Las obras recientes de Wool muestran una evolución sutil pero significativa. Si los primeros trabajos estaban marcados por una forma de agresividad, una voluntad de confrontación directa con el espectador, las obras más recientes parecen haber alcanzado una forma de serenidad en la negación. Los gestos son más fluidos, los borrados más matizados. Es como si el artista hubiera encontrado una forma de paz en su lucha permanente con la pintura.
La aproximación de Wool recuerda a la de los filósofos escépticos de la Antigüedad. Como ellos, practica una forma de duda metódica, cuestionando no solo las convenciones del arte sino también nuestras certezas sobre lo que el arte puede o debe ser. Cada una de sus obras es una forma de epojé, una suspensión del juicio que nos obliga a reconsiderar nuestros presupuestos.
Sin duda, algunos seguirán viendo en su trabajo una forma de nihilismo artístico. Pero pasan por alto lo esencial: Wool es un optimista disfrazado de pesimista. Cada una de sus obras es una afirmación de la posibilidad de crear significado, incluso en un mundo que parece haber perdido el suyo. Es un artista que ha encontrado su voz susurrando en lugar de gritar, borrando en lugar de añadir, cuestionando en lugar de afirmar.

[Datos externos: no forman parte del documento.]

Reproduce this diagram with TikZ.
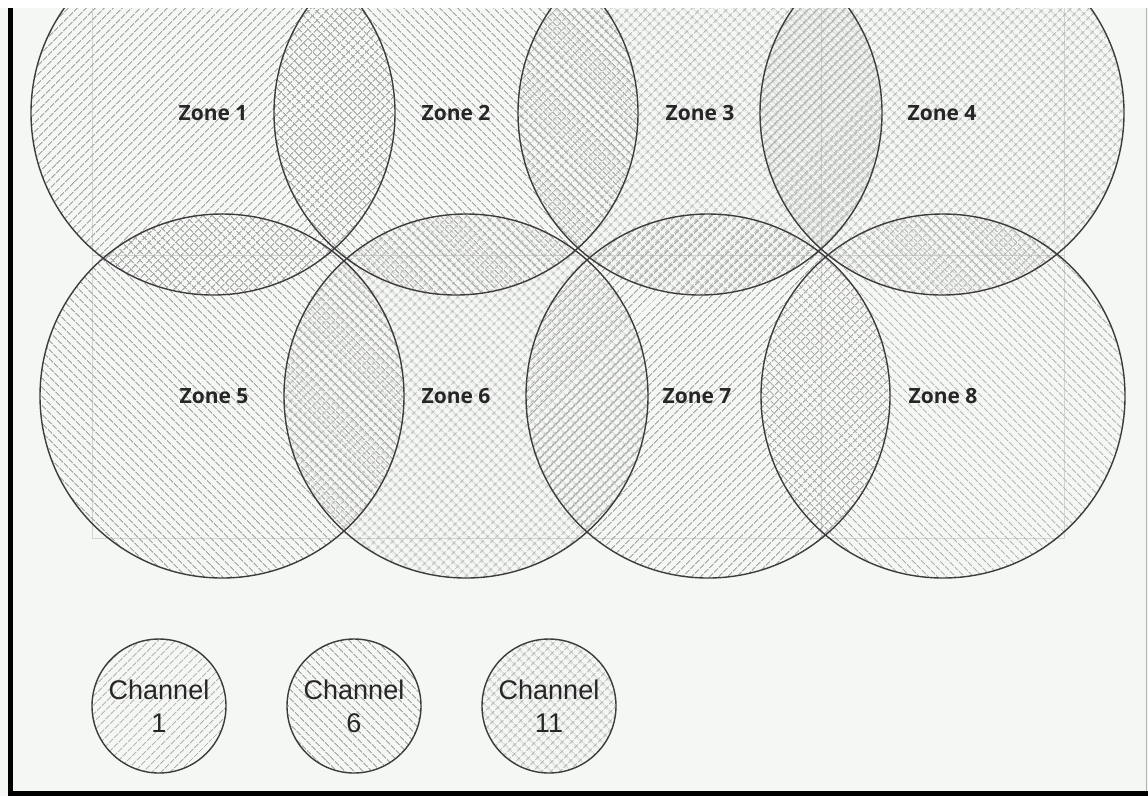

Si aún no entiendes por qué Christopher Wool es uno de los artistas más importantes de nuestro tiempo, quizás es porque buscas el arte en la belleza en lugar de en la verdad. Sus obras no están ahí para decorar tus paredes, están ahí para sacudir tus certezas. Y en un mundo donde las certezas se han convertido en un lujo peligroso, eso es exactamente lo que necesitamos. No se trata simplemente de ver sus obras, sino de vivirlas, de experimentarlas como momentos de verdad en un mundo de falsedades.